The data below should be printed in full, exactly, and without any of its images.
++++ Given information
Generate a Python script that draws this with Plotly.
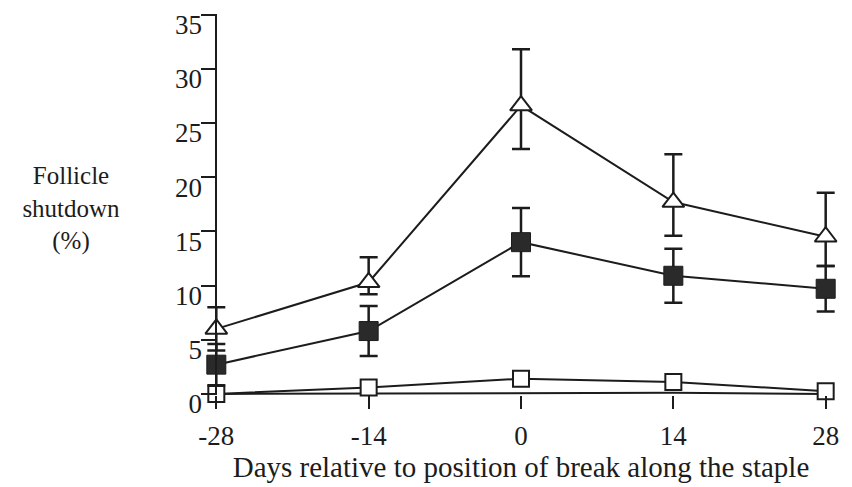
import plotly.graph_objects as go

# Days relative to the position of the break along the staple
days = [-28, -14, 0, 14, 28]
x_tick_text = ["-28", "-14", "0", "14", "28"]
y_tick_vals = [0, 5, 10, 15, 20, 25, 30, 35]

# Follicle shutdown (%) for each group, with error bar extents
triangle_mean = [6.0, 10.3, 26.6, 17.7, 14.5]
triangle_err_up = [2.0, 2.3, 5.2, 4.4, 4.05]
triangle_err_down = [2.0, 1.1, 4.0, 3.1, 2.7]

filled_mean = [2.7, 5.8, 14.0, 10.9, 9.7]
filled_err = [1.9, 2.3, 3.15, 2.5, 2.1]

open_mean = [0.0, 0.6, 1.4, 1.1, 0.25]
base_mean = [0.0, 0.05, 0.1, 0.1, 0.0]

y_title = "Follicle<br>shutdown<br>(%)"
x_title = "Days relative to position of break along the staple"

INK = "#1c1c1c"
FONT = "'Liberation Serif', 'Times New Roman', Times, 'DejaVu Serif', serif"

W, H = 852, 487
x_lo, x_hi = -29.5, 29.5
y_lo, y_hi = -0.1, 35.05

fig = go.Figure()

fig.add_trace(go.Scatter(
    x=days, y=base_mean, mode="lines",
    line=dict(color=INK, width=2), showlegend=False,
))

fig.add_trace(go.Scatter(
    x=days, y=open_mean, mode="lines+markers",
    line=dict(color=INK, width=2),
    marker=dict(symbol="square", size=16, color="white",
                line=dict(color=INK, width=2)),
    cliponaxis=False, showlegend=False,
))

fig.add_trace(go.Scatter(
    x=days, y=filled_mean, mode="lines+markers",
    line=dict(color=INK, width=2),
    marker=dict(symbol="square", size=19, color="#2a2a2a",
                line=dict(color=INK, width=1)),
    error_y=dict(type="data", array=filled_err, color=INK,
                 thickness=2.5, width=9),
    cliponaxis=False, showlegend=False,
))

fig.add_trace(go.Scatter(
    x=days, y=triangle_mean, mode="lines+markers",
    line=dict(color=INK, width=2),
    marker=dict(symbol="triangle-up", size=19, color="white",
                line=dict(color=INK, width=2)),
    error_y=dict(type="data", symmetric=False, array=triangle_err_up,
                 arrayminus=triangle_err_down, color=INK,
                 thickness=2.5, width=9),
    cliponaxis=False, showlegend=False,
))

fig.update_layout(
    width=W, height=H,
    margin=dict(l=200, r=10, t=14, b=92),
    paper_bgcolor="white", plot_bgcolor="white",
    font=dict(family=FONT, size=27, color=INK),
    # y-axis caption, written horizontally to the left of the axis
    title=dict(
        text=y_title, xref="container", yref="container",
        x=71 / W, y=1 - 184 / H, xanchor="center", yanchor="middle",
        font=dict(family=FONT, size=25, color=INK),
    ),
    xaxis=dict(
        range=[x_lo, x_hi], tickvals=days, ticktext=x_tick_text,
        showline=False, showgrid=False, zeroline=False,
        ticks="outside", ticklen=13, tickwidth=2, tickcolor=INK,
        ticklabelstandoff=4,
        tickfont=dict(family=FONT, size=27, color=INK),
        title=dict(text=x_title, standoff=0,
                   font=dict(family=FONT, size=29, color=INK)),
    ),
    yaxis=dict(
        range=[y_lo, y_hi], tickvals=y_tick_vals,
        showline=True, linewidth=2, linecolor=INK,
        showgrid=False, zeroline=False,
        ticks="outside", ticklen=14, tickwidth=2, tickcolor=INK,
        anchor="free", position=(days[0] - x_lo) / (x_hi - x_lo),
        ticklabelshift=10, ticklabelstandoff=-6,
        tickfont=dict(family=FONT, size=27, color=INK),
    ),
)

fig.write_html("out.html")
++++++++
- _Answer to the task_
Generate a Python script that draws this with Plotly.
import plotly.graph_objects as go

# Days relative to the position of the break along the staple
days = [-28, -14, 0, 14, 28]
x_tick_text = ["-28", "-14", "0", "14", "28"]
y_tick_vals = [0, 5, 10, 15, 20, 25, 30, 35]

# Follicle shutdown (%) for each group, with error bar extents
triangle_mean = [6.0, 10.3, 26.6, 17.7, 14.5]
triangle_err_up = [2.0, 2.3, 5.2, 4.4, 4.05]
triangle_err_down = [2.0, 1.1, 4.0, 3.1, 2.7]

filled_mean = [2.7, 5.8, 14.0, 10.9, 9.7]
filled_err = [1.9, 2.3, 3.15, 2.5, 2.1]

open_mean = [0.0, 0.6, 1.4, 1.1, 0.25]
base_mean = [0.0, 0.05, 0.1, 0.1, 0.0]

y_title = "Follicle<br>shutdown<br>(%)"
x_title = "Days relative to position of break along the staple"

INK = "#1c1c1c"
FONT = "'Liberation Serif', 'Times New Roman', Times, 'DejaVu Serif', serif"

W, H = 852, 487
x_lo, x_hi = -29.5, 29.5
y_lo, y_hi = -0.1, 35.05

fig = go.Figure()

fig.add_trace(go.Scatter(
    x=days, y=base_mean, mode="lines",
    line=dict(color=INK, width=2), showlegend=False,
))

fig.add_trace(go.Scatter(
    x=days, y=open_mean, mode="lines+markers",
    line=dict(color=INK, width=2),
    marker=dict(symbol="square", size=16, color="white",
                line=dict(color=INK, width=2)),
    cliponaxis=False, showlegend=False,
))

fig.add_trace(go.Scatter(
    x=days, y=filled_mean, mode="lines+markers",
    line=dict(color=INK, width=2),
    marker=dict(symbol="square", size=19, color="#2a2a2a",
                line=dict(color=INK, width=1)),
    error_y=dict(type="data", array=filled_err, color=INK,
                 thickness=2.5, width=9),
    cliponaxis=False, showlegend=False,
))

fig.add_trace(go.Scatter(
    x=days, y=triangle_mean, mode="lines+markers",
    line=dict(color=INK, width=2),
    marker=dict(symbol="triangle-up", size=19, color="white",
                line=dict(color=INK, width=2)),
    error_y=dict(type="data", symmetric=False, array=triangle_err_up,
                 arrayminus=triangle_err_down, color=INK,
                 thickness=2.5, width=9),
    cliponaxis=False, showlegend=False,
))

fig.update_layout(
    width=W, height=H,
    margin=dict(l=200, r=10, t=14, b=92),
    paper_bgcolor="white", plot_bgcolor="white",
    font=dict(family=FONT, size=27, color=INK),
    # y-axis caption, written horizontally to the left of the axis
    title=dict(
        text=y_title, xref="container", yref="container",
        x=71 / W, y=1 - 184 / H, xanchor="center", yanchor="middle",
        font=dict(family=FONT, size=25, color=INK),
    ),
    xaxis=dict(
        range=[x_lo, x_hi], tickvals=days, ticktext=x_tick_text,
        showline=False, showgrid=False, zeroline=False,
        ticks="outside", ticklen=13, tickwidth=2, tickcolor=INK,
        ticklabelstandoff=4,
        tickfont=dict(family=FONT, size=27, color=INK),
        title=dict(text=x_title, standoff=0,
                   font=dict(family=FONT, size=29, color=INK)),
    ),
    yaxis=dict(
        range=[y_lo, y_hi], tickvals=y_tick_vals,
        showline=True, linewidth=2, linecolor=INK,
        showgrid=False, zeroline=False,
        ticks="outside", ticklen=14, tickwidth=2, tickcolor=INK,
        anchor="free", position=(days[0] - x_lo) / (x_hi - x_lo),
        ticklabelshift=10, ticklabelstandoff=-6,
        tickfont=dict(family=FONT, size=27, color=INK),
    ),
)

fig.write_html("out.html")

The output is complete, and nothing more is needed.